Мораль очень проста. Вы сами и есть «Публика», и если вы понаблюдаете за своими собственными привычками, то обнаружите, что экономическое объяснение сотни вещей становится совершенно ясным.

Я видел то же самое в редакциях газет. Какая-нибудь простая истина, представляющая огромный интерес для этой страны, не затрагивающая никого из богатых людей и поэтому не опасная по нашим законам, поступает для печати. Она обсуждается в кабинете редактора. Редактор говорит: «Да, конечно, мы знаем, что это правда, и, конечно, это важно, но Публика этого не потерпит».

Я помню одну газетную редакцию моей юности, в которой Публика представлялась как длинная очередь людей, идущих в уэслианскую часовню, и другую, в которой предполагалось, что Публика состоит исключительно из отставных офицеров и старых дев, каждая из которых была прихожанкой Англиканской церкви, каждая — благородного происхождения, и при этом каждая — лишена культуры.

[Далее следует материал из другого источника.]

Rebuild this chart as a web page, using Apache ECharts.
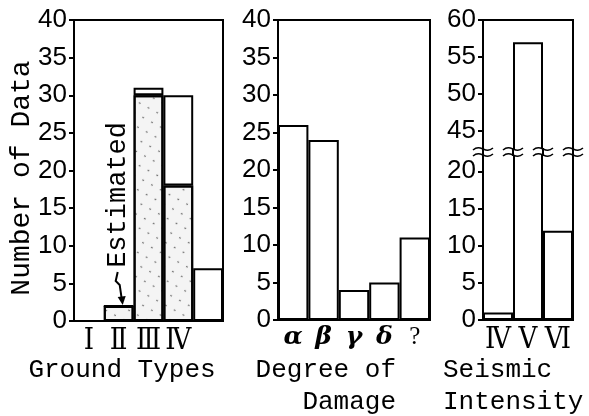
<!DOCTYPE html>
<html>
<head>
<meta charset="utf-8">
<script src="https://cdn.jsdelivr.net/npm/echarts@6/dist/echarts.min.js"></script>
<style>
html,body{margin:0;padding:0;background:#fff;}
#chart{width:589px;height:416px;}
</style>
</head>
<body>
<div id="chart"></div>
<script>
// ---- data ----
const groundTypes = ['Ⅰ', 'Ⅱ', 'Ⅲ', 'Ⅳ', ''];
const groundEstimated = [0, 2, 30, 18, 0];   // stippled (estimated) part
const groundTotal = [0, 2, 31, 30, 7];       // full bar height
const damageDegrees = ['α', 'β', 'γ', 'δ', '?'];
const damageCounts = [26, 24, 4, 5, 11];
const intensities = ['Ⅳ', 'Ⅴ', 'Ⅵ'];
const intensityCounts = [1, 57, 12];
const upperTicks = [45, 50, 55, 60];
const lowerTicks = [0, 5, 10, 15, 20];
const breakLow = 22.6, breakHigh = 42.2;

const groundRest = groundTotal.map((t, i) => t - groundEstimated[i]);

const BLACK = '#000';
const tickFont = { fontFamily: 'Liberation Sans', fontSize: 26, color: BLACK };
const lineStyle = { color: BLACK, width: 2 };
const romanLabel = { margin: 6, fontFamily: "'DejaVu Serif Condensed', 'DejaVu Serif'", fontSize: 29, color: BLACK, interval: 0 };

function yAxisBase(extra) {
  return Object.assign({
    type: 'value',
    axisLine: { show: true, lineStyle },
    axisTick: { show: true, inside: false, length: 5, lineStyle },
    axisLabel: Object.assign({ margin: 7 }, tickFont),
    splitLine: { show: false }
  }, extra);
}
function xAxisBase(extra) {
  return Object.assign({
    type: 'category',
    axisLine: { show: true, lineStyle },
    axisTick: { show: false },
    splitLine: { show: false }
  }, extra);
}
const frame = { show: true, borderColor: BLACK, borderWidth: 2, backgroundColor: 'transparent' };
const barStyle = { color: '#fff', borderColor: BLACK, borderWidth: 2 };
const stippleStyle = {
  color: '#f4f4f4', borderColor: BLACK, borderWidth: 2,
  decal: { symbol: 'circle', symbolSize: 0.55, color: 'rgba(0,0,0,0.7)', dashArrayX: [4, 6], dashArrayY: [3, 8], rotation: 0.5 }
};

const chart = echarts.init(document.getElementById('chart'), null, { renderer: 'canvas' });
chart.setOption({
  animation: false,
  backgroundColor: '#fff',
  grid: [
    Object.assign({ left: 74, top: 20, width: 149, height: 301 }, frame),
    Object.assign({ left: 278, top: 20, width: 152, height: 300 }, frame),
    { left: 483, top: 20, width: 90, height: 132, show: false },
    { left: 483, top: 152, width: 90, height: 168, show: false },
    Object.assign({ left: 483, top: 20, width: 90, height: 300 }, frame)
  ],
  xAxis: [
    xAxisBase({ gridIndex: 0, data: groundTypes, axisLabel: romanLabel }),
    xAxisBase({ gridIndex: 1, data: damageDegrees,
      axisLabel: {
        margin: 5, interval: 0,
        formatter: v => v === '?' ? '{q|?}' : '{g|' + v + '}',
        rich: {
          g: { fontFamily: 'DejaVu Serif', fontStyle: 'italic', fontWeight: 'bold', fontSize: 25, color: BLACK },
          q: { fontFamily: 'Liberation Serif', fontSize: 25, color: BLACK }
        }
      } }),
    xAxisBase({ gridIndex: 2, data: intensities, show: false }),
    xAxisBase({ gridIndex: 3, data: intensities, axisLabel: romanLabel })
  ],
  yAxis: [
    yAxisBase({ gridIndex: 0, min: 0, max: 40, interval: 5 }),
    yAxisBase({ gridIndex: 1, min: 0, max: 40, interval: 5 }),
    yAxisBase({ gridIndex: 2, min: breakHigh, max: 60,
      axisTick: { show: true, inside: false, length: 5, lineStyle, customValues: upperTicks },
      axisLabel: Object.assign({ margin: 7, customValues: upperTicks }, tickFont) }),
    yAxisBase({ gridIndex: 3, min: 0, max: breakLow,
      axisTick: { show: true, inside: false, length: 5, lineStyle, customValues: lowerTicks },
      axisLabel: Object.assign({ margin: 7, customValues: lowerTicks }, tickFont) })
  ],
  series: [
    { type: 'bar', xAxisIndex: 0, yAxisIndex: 0, stack: 'g', data: groundEstimated, barCategoryGap: '0%', itemStyle: stippleStyle },
    { type: 'bar', xAxisIndex: 0, yAxisIndex: 0, stack: 'g', data: groundRest, barCategoryGap: '0%', itemStyle: barStyle },
    { type: 'bar', xAxisIndex: 1, yAxisIndex: 1, data: damageCounts, barCategoryGap: '0%', itemStyle: barStyle },
    { type: 'bar', xAxisIndex: 2, yAxisIndex: 2, data: intensityCounts, barCategoryGap: '0%', clip: true, itemStyle: barStyle },
    { type: 'bar', xAxisIndex: 3, yAxisIndex: 3, data: intensityCounts, barCategoryGap: '0%', clip: true, itemStyle: barStyle }
  ]
});

// ---- annotations, positioned from the library's scales ----
const g = [];
const mono = 'Liberation Mono';
function txt(text, x, y, opts) {
  g.push(Object.assign({
    type: 'text', x, y, silent: true,
    style: Object.assign({ text, fill: BLACK, font: '26px "' + mono + '"', textAlign: 'left', textVerticalAlign: 'middle' }, opts || {})
  }));
}
// axis titles
const gy0 = chart.convertToPixel({ yAxisIndex: 0 }, 19);
g.push({ type: 'text', x: 22, y: gy0, rotation: Math.PI / 2, silent: true,
  style: { text: 'Number of Data', fill: BLACK, font: '28px "' + mono + '"', textAlign: 'center', textVerticalAlign: 'middle' } });
txt('Ground Types', 122, 370, { textAlign: 'center' });
txt('Degree of', 396, 370, { textAlign: 'right' });
txt('Damage', 396, 402, { textAlign: 'right' });
txt('Seismic', 443, 370);
txt('Intensity', 443, 402);

// "Estimated" note with arrow pointing to the Ⅱ bar
const p2 = chart.convertToPixel({ xAxisIndex: 0, yAxisIndex: 0 }, [1, groundEstimated[1]]);
g.push({ type: 'text', x: p2[0] - 1, y: p2[1] - 111, rotation: Math.PI / 2, silent: true,
  style: { text: 'Estimated', fill: BLACK, font: '27px "' + mono + '"', textAlign: 'center', textVerticalAlign: 'middle' } });
const ax = p2[0], ay = p2[1];
g.push({ type: 'polyline', silent: true,
  shape: { points: [[ax - 1, ay - 34], [ax - 3, ay - 25], [ax + 1, ay - 21], [ax + 3, ay - 7]] },
  style: { stroke: BLACK, lineWidth: 2, fill: null } });
g.push({ type: 'polygon', silent: true,
  shape: { points: [[ax - 1, ay - 9], [ax + 7, ay - 10], [ax + 4, ay - 1]] },
  style: { fill: BLACK } });

// axis break marks on panel 3
const yb = chart.convertToPixel({ yAxisIndex: 3 }, breakLow);
const c0 = chart.convertToPixel({ xAxisIndex: 3 }, 0);
const c1 = chart.convertToPixel({ xAxisIndex: 3 }, 1);
const band = c1 - c0;
const xs = [];
for (let i = 0; i <= intensities.length; i++) xs.push(c0 - band / 2 + i * band);
g.push({ type: 'rect', silent: true, z: 50,
  shape: { x: xs[0] - 12, y: yb - 3, width: xs[xs.length - 1] - xs[0] + 24, height: 6 },
  style: { fill: '#fff' } });
xs.forEach(x => {
  g.push({ type: 'line', silent: true, z: 51, shape: { x1: x, y1: yb - 4, x2: x, y2: yb + 4 }, style: { stroke: BLACK, lineWidth: 2 } });
  [-3, 3].forEach(dy => {
    g.push({ type: 'bezierCurve', silent: true, z: 52,
      shape: { x1: x - 10, y1: yb + dy + 1, x2: x + 10, y2: yb + dy - 1, cpx1: x - 2, cpy1: yb + dy - 6, cpx2: x + 2, cpy2: yb + dy + 6 },
      style: { stroke: BLACK, lineWidth: 1.5, fill: null } });
  });
});
chart.setOption({ graphic: g });
</script>
</body>
</html>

Без малейшего сомнения, каждый из этих абсурдных символов преследовал мозг каждого из упомянутых редакторов. Редактор первой газеты печатал с утомительными подробностями отчеты о темных католических церковных скандалах на Континенте и покрывался потом от тревоги, если его помощники принимали телеграмму о суде над каким-нибудь мошенником-протестантским миссионером в Китае.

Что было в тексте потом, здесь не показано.